TO DO: In the entries below, repeat only the lines between those holding "Recreate this image" and "import matplotlib.pyplot as plt", inclusive. Leave pictures out.
○ ○ ○ ○ ○ ○ ○
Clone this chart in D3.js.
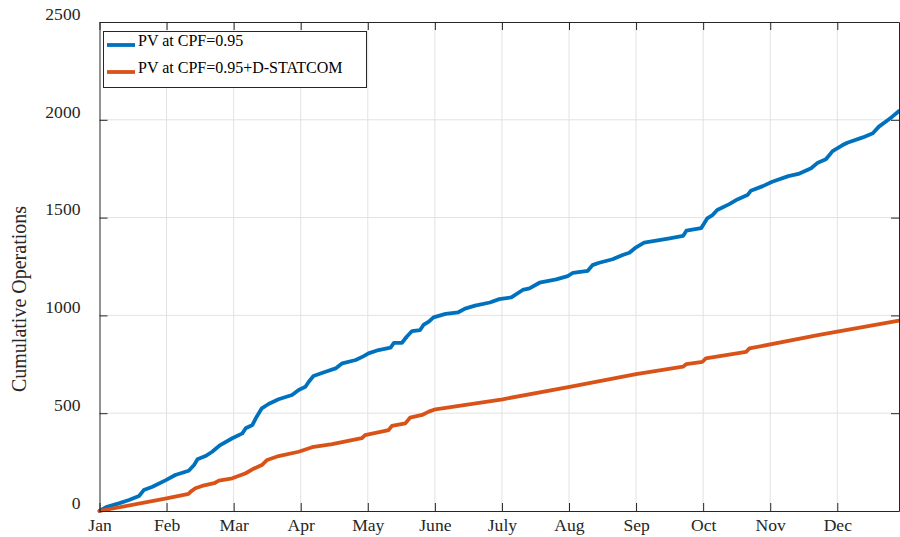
<!DOCTYPE html>
<html>
<head>
<meta charset="utf-8">
<script src="https://cdn.jsdelivr.net/npm/d3@7"></script>
<style>
  html, body { margin: 0; padding: 0; background: #fff; }
  svg { display: block; font-family: "Liberation Serif", "Times New Roman", serif; }
</style>
</head>
<body>
<svg id="chart" width="900" height="537"></svg>
<script>
// ---- data (x in months since 1 Jan, y = cumulative operations) ----
const monthLabels = ["Jan","Feb","Mar","Apr","May","June","July","Aug","Sep","Oct","Nov","Dec"];
const yTicks = [0, 500, 1000, 1500, 2000, 2500];
const seriesNames = ["PV at CPF=0.95", "PV at CPF=0.95+D-STATCOM"];

const pvMonths = [0,0.1,0.3,0.44,0.59,0.66,0.79,0.99,1.13,1.33,1.41,1.46,1.58,1.68,1.80,1.98,2.13,2.18,2.28,2.33,2.42,2.52,2.67,2.87,2.97,3.07,3.12,3.19,3.37,3.52,3.62,3.82,3.94,4.01,4.16,4.34,4.39,4.51,4.58,4.66,4.78,4.83,4.91,4.98,5.16,5.35,5.45,5.60,5.82,5.96,6.14,6.31,6.41,6.56,6.81,6.98,7.06,7.28,7.35,7.45,7.65,7.80,7.90,8.00,8.12,8.30,8.50,8.70,8.75,8.97,9.06,9.14,9.21,9.39,9.51,9.66,9.71,9.89,10.03,10.27,10.42,10.61,10.71,10.83,10.93,11.08,11.15,11.38,11.53,11.62,11.72,11.82,11.92];
const pvOps    = [0,20,40,56,77,107,124,158,184,206,235,264,281,303,337,372,397,423,440,474,525,547,571,593,619,635,661,690,712,729,755,772,792,806,823,835,860,860,891,920,925,951,968,990,1008,1016,1035,1050,1066,1083,1092,1130,1138,1167,1184,1201,1218,1228,1257,1269,1287,1309,1320,1348,1372,1382,1394,1406,1433,1446,1496,1513,1539,1569,1593,1615,1637,1661,1683,1712,1723,1752,1781,1798,1840,1871,1883,1910,1931,1965,1990,2016,2045];

const statcomMonths = [0,1.0,1.33,1.36,1.43,1.53,1.71,1.78,1.98,2.18,2.28,2.42,2.50,2.67,2.97,3.17,3.47,3.91,3.96,4.31,4.36,4.56,4.63,4.81,4.91,5.01,6.01,7.01,8.00,8.70,8.75,8.99,9.04,9.64,9.69,10.73,11.92];
const statcomOps    = [0,65,88,99,116,128,142,155,167,193,213,235,261,281,303,326,342,372,388,414,435,448,477,491,508,520,571,635,700,738,751,763,780,814,831,900,973];

const colors = ["#0072BD", "#D95319"];

// ---- layout ----
const svg = d3.select("#chart");
const L = 99.5, R = 899, T = 22, B = 511;
const x = d3.scaleLinear().domain([0, 11.92]).range([L, R]);
const y = d3.scaleLinear().domain([0, 2500]).range([B, T]);
const axisColor = "#262626";
const fontFam = '"Liberation Serif", "Times New Roman", serif';

// grid
const g = svg.append("g");
g.selectAll(".vg").data(d3.range(1, monthLabels.length)).enter().append("line")
  .attr("x1", d => x(d)).attr("x2", d => x(d)).attr("y1", T).attr("y2", B)
  .attr("stroke", "#e2e2e2").attr("stroke-width", 1);
g.selectAll(".hg").data(yTicks.slice(1, -1)).enter().append("line")
  .attr("x1", L).attr("x2", R).attr("y1", d => y(d)).attr("y2", d => y(d))
  .attr("stroke", "#e2e2e2").attr("stroke-width", 1);

// lines
const line = d3.line().x(d => x(d[0])).y(d => y(d[1]));
const series = [
  d3.zip(pvMonths, pvOps),
  d3.zip(statcomMonths, statcomOps)
];
series.forEach((s, i) => {
  svg.append("path").datum(s).attr("d", line)
    .attr("fill", "none").attr("stroke", colors[i]).attr("stroke-width", 3.8)
    .attr("stroke-linejoin", "round").attr("stroke-linecap", "round");
});

// axes (MATLAB style, inward ticks on all sides)
const tickLen = 8;
const xb = d3.axisBottom(x).tickValues(d3.range(monthLabels.length)).tickFormat(d => monthLabels[d]).tickSizeInner(-tickLen).tickSizeOuter(0).tickPadding(8);
const yl = d3.axisLeft(y).tickValues(yTicks).tickFormat(d3.format("d")).tickSizeInner(-tickLen).tickSizeOuter(0).tickPadding(19);
const xt = d3.axisTop(x).tickValues(d3.range(monthLabels.length)).tickFormat("").tickSizeInner(-tickLen).tickSizeOuter(0);
const yr = d3.axisRight(y).tickValues(yTicks).tickFormat("").tickSizeInner(-tickLen).tickSizeOuter(0);

function styleAxis(sel) {
  sel.selectAll("path").attr("stroke", axisColor).attr("stroke-width", 1);
  sel.selectAll("line").attr("stroke", axisColor).attr("stroke-width", 1);
  sel.selectAll("text").attr("fill", axisColor).style("font-size", "17.6px").style("font-family", fontFam);
}
const gx = svg.append("g").attr("transform", `translate(0,${B})`).call(xb).call(styleAxis);
gx.selectAll("text").attr("dy", "0.71em");
const gy = svg.append("g").attr("transform", `translate(${L},0)`).call(yl).call(styleAxis);
gy.selectAll("text").attr("dy", "-0.15em");
svg.append("g").attr("transform", `translate(0,${T})`).call(xt).call(styleAxis);
svg.append("g").attr("transform", `translate(${R},0)`).call(yr).call(styleAxis);

// y label
svg.append("text")
  .attr("transform", `translate(26,299) rotate(-90)`)
  .attr("text-anchor", "middle")
  .attr("fill", axisColor)
  .style("font-size", "20px")
  .text("Cumulative Operations");

// legend
const lg = svg.append("g");
lg.append("rect").attr("x", 103.5).attr("y", 31.5).attr("width", 263).attr("height", 56)
  .attr("fill", "#fff").attr("stroke", axisColor).attr("stroke-width", 1);
seriesNames.forEach((name, i) => {
  const cy = 45 + i * 27;
  lg.append("line").attr("x1", 107).attr("x2", 135).attr("y1", cy).attr("y2", cy)
    .attr("stroke", colors[i]).attr("stroke-width", 3.8);
  lg.append("text").attr("x", 138).attr("y", cy + 1).attr("fill", "#000")
    .style("font-size", "16px").text(name);
});
</script>
</body>
</html>
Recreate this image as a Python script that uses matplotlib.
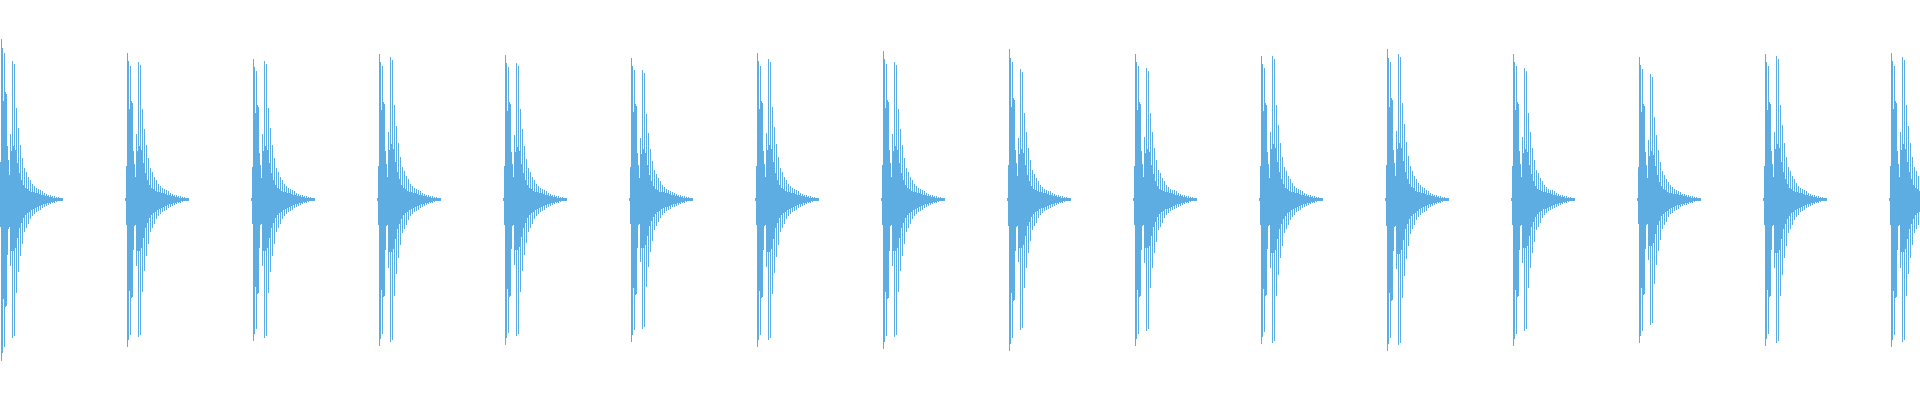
import numpy as np
import matplotlib
matplotlib.use("Agg")
import matplotlib.pyplot as plt

# one click, column by column after the onset (upper / lower extent)
click_up = [1, 32, 140, 132, 86, 128, 94, 92, 46, 34,
            21, 65, 48, 138, 53, 135, 49, 91, 36, 71,
            26, 54, 19, 41, 14, 31, 11, 27, 10, 22,
            8, 19, 7, 15, 7, 13, 6, 11, 6, 10,
            5, 9, 4, 8, 4, 6, 3, 5, 3, 4,
            2, 4, 2, 3, 1, 3, 1, 2, 1, 2,
            1, 1, 1, 1]
click_down = [1, 24, 141, 134, 87, 129, 94, 93, 48, 25,
              24, 66, 51, 138, 51, 136, 48, 93, 38, 72,
              28, 56, 23, 44, 18, 32, 15, 28, 13, 24,
              12, 19, 10, 16, 9, 14, 8, 12, 7, 11,
              6, 10, 5, 8, 4, 7, 4, 6, 3, 5,
              3, 4, 2, 3, 2, 3, 1, 2, 1, 1,
              1, 1, 1, 1]

# where each click starts and how loud its two hits are
onsets = [-2, 124, 250, 376, 502, 628, 754, 880,
          1006, 1132, 1258, 1384, 1510, 1636, 1762, 1888]
hit1 = [160, 146, 140, 145, 144, 141, 146, 148,
        150, 145, 143, 150, 145, 142, 145, 146]
hit2 = [138, 137, 138, 142, 136, 129, 140, 137,
        130, 131, 143, 145, 131, 125, 143, 142]

color = "#5DADE2"

fig = plt.figure(figsize=(19.2, 4), dpi=100)
ax = fig.add_axes([0, 0, 1, 1])

up = np.array(click_up, dtype=float)
down = np.array(click_down, dtype=float)
n = len(up)
for start, a, b in zip(onsets, hit1, hit2):
    gain = np.where(np.arange(n) < 11, a / 140, b / 138)
    x = start + np.arange(n) + 0.5
    ax.vlines(x, -down * gain, up * gain, colors=color,
              linewidth=0.72, antialiased=False)

ax.set_xlim(0, 1920)
ax.set_ylim(-201, 199)
ax.axis("off")

fig.savefig("out.png", dpi=100)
○ ○ ○ ○ ○ ○ ○
RESPONSE TO THIS EXERCISE:
Recreate this image as a Python script that uses matplotlib.
import numpy as np
import matplotlib
matplotlib.use("Agg")
import matplotlib.pyplot as plt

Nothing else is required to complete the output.